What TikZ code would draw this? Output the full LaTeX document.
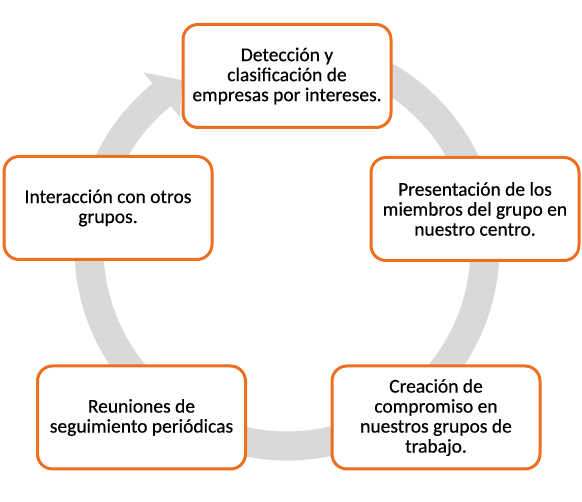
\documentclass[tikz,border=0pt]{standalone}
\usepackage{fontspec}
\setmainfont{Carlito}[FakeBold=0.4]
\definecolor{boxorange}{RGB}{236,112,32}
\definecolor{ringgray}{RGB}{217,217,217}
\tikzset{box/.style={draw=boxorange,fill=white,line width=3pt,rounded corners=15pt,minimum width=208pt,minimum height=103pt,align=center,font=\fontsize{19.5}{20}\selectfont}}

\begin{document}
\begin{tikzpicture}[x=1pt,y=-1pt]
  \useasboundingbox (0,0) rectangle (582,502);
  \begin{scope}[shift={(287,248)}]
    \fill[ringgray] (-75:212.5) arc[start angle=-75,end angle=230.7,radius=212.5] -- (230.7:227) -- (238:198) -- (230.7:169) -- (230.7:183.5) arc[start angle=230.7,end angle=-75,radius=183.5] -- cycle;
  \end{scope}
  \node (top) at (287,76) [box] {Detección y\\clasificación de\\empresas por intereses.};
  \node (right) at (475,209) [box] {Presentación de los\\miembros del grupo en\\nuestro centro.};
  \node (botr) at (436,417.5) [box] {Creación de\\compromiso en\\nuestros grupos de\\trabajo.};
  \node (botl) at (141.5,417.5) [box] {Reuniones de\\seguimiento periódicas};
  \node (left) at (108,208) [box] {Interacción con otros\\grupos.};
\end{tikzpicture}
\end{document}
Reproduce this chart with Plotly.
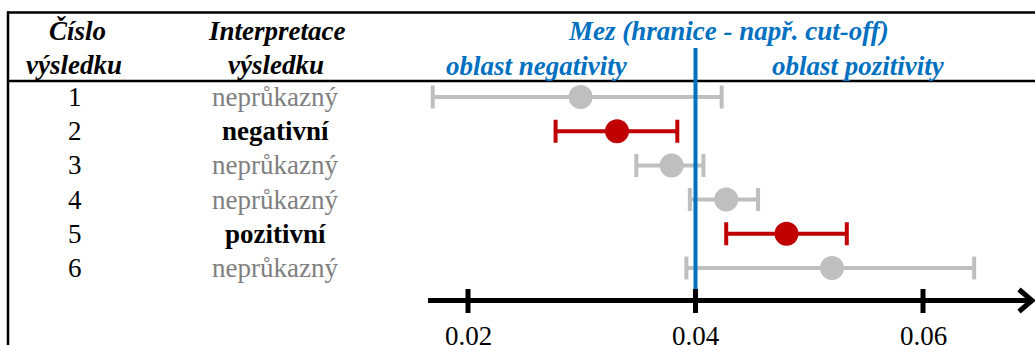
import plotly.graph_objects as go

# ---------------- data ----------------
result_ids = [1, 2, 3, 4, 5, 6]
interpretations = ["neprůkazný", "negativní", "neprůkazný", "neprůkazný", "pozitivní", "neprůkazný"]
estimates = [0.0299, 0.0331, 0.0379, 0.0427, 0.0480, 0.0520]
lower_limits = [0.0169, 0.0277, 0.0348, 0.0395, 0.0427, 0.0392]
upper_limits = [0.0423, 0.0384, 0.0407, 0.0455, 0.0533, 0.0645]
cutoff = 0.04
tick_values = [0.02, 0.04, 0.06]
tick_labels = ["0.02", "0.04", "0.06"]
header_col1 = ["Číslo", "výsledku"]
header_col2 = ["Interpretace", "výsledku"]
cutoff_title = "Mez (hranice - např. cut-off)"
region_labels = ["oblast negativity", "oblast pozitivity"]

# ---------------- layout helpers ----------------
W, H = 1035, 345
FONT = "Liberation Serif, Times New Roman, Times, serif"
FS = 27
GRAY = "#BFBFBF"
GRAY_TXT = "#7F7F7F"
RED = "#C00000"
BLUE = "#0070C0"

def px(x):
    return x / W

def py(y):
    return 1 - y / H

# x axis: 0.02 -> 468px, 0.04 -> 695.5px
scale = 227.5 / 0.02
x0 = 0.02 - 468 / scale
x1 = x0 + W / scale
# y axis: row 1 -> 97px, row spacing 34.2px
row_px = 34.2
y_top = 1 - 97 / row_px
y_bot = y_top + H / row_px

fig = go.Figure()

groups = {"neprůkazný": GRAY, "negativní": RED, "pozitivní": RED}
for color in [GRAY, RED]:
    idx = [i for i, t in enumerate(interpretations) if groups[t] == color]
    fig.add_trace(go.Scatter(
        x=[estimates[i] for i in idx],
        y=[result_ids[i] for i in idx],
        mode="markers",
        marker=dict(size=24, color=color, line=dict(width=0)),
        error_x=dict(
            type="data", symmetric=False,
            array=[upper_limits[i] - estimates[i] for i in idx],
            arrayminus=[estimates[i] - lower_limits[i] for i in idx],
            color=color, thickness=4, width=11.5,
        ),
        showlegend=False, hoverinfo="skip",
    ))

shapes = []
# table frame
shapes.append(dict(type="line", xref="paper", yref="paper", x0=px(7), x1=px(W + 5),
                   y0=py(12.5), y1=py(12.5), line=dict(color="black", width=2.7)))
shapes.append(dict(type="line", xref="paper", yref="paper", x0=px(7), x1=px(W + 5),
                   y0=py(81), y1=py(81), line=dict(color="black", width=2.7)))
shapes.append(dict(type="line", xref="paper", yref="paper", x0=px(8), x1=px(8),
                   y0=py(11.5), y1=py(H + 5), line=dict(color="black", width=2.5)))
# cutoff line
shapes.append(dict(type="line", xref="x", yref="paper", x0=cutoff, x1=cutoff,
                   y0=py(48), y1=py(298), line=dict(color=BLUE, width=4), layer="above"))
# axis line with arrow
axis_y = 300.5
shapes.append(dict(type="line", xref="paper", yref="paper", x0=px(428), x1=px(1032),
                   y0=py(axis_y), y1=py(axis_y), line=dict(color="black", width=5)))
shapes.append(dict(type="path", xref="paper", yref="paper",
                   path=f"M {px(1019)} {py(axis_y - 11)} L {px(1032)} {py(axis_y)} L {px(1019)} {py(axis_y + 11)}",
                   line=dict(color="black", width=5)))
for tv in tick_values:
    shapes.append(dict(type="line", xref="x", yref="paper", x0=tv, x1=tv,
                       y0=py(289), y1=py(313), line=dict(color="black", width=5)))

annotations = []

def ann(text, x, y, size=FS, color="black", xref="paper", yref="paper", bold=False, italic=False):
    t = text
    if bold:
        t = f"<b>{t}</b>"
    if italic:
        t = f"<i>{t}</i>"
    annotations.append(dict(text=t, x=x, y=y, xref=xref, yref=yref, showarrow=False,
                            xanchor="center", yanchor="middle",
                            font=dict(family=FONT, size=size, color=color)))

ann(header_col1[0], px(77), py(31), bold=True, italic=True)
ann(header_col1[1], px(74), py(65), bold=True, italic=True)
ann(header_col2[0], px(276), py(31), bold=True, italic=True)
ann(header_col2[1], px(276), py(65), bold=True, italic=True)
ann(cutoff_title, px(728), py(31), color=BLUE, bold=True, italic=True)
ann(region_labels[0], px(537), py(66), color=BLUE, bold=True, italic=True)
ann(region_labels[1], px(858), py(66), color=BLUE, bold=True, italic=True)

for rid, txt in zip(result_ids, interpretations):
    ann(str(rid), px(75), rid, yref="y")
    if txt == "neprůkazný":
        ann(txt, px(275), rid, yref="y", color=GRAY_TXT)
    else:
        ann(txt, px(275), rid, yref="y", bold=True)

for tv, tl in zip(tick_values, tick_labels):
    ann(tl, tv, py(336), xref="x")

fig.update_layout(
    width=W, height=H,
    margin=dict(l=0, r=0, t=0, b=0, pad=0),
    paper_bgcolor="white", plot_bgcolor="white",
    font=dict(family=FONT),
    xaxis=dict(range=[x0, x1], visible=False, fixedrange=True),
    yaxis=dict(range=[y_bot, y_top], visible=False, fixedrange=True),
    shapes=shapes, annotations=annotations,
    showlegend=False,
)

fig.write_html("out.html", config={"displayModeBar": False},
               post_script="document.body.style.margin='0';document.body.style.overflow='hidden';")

========================

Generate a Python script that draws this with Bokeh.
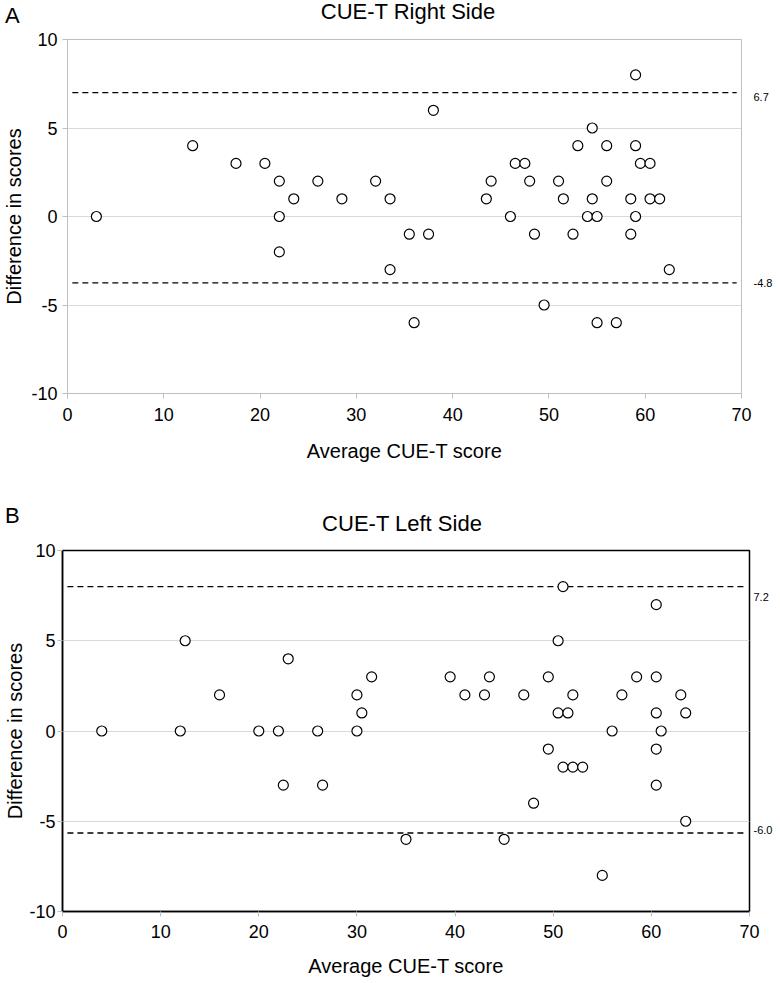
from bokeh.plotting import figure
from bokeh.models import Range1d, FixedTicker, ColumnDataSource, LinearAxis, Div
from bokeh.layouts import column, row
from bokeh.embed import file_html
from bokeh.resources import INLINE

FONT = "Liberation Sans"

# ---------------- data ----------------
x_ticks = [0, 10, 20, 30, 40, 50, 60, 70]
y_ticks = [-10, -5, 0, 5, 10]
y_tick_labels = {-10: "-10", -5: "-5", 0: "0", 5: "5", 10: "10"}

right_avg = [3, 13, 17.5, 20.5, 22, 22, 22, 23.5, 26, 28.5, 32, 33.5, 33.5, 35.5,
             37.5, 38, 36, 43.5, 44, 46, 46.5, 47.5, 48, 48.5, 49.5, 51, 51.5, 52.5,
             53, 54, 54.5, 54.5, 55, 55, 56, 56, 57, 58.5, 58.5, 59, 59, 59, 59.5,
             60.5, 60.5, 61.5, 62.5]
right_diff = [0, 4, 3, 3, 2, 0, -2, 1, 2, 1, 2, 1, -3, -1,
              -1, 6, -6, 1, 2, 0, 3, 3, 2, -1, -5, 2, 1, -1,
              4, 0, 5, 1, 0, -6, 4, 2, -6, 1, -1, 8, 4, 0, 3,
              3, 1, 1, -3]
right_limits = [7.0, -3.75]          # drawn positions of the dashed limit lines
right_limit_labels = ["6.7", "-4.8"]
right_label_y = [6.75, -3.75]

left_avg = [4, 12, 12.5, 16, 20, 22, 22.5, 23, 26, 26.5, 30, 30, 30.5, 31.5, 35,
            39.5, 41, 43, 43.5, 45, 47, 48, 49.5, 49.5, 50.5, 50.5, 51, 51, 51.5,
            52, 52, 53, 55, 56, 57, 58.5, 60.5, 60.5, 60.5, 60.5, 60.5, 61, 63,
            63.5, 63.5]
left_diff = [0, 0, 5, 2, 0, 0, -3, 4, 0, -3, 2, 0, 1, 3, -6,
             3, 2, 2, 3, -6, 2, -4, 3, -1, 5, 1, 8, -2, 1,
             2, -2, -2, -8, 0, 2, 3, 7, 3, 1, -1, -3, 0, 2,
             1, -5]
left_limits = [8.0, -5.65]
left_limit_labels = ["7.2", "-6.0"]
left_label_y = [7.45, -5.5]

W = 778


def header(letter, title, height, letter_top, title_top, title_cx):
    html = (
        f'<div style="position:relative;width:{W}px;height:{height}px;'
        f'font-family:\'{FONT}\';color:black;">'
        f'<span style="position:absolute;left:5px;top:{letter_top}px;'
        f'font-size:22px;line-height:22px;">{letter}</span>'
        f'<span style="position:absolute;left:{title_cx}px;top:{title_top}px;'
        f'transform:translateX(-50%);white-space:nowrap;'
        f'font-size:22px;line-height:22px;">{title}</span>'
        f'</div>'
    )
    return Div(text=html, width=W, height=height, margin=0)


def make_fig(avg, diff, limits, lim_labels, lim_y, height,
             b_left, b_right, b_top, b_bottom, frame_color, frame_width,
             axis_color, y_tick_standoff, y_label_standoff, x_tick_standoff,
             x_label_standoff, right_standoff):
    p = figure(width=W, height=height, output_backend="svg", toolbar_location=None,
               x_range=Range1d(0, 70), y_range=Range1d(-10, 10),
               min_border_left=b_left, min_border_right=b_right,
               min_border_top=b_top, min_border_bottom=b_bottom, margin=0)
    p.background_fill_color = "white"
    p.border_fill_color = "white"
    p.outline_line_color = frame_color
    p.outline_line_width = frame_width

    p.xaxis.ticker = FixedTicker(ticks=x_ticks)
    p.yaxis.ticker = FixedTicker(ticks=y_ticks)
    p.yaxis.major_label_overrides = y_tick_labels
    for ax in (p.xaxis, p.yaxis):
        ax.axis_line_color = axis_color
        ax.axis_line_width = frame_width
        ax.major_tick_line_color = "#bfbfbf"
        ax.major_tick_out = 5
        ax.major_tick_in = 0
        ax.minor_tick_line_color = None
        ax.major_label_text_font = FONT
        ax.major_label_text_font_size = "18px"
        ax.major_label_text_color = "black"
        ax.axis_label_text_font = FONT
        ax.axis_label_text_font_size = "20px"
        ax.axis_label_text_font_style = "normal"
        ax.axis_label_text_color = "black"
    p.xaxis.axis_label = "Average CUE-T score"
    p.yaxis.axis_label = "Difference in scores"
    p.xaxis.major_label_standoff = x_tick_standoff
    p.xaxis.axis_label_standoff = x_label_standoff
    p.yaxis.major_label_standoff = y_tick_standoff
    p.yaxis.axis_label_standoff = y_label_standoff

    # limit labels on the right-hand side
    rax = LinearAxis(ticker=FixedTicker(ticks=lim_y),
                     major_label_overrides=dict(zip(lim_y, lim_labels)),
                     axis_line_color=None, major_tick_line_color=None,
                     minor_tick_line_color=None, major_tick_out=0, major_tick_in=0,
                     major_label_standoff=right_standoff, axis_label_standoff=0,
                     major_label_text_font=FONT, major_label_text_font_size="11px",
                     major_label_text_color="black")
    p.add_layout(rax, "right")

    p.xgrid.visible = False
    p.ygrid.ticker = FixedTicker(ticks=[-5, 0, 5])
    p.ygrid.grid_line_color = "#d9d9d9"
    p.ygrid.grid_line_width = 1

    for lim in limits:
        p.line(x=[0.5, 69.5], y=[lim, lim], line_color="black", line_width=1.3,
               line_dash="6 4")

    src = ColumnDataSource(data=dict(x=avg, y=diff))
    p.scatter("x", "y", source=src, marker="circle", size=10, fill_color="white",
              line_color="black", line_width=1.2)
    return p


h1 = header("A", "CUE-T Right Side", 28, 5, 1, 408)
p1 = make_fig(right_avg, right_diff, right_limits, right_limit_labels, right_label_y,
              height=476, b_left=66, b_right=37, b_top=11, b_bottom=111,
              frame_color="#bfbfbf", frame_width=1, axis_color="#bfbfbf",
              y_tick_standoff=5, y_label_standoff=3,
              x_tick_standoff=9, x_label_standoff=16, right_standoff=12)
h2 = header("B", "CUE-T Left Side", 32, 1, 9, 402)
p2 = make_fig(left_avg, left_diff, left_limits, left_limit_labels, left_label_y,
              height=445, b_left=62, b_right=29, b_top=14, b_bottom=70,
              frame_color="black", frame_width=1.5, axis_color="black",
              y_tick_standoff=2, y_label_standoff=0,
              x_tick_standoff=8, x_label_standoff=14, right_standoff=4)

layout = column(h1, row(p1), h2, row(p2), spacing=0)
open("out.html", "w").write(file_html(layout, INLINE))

========================

§ **EXERCISE DETAILS**:
For the listing above, identify each line bearing "with".

§ **FINAL RESULT**:
Reproduce this chart with Plotly.
# axis line with arrow
Generate a Python script that draws this with Bokeh.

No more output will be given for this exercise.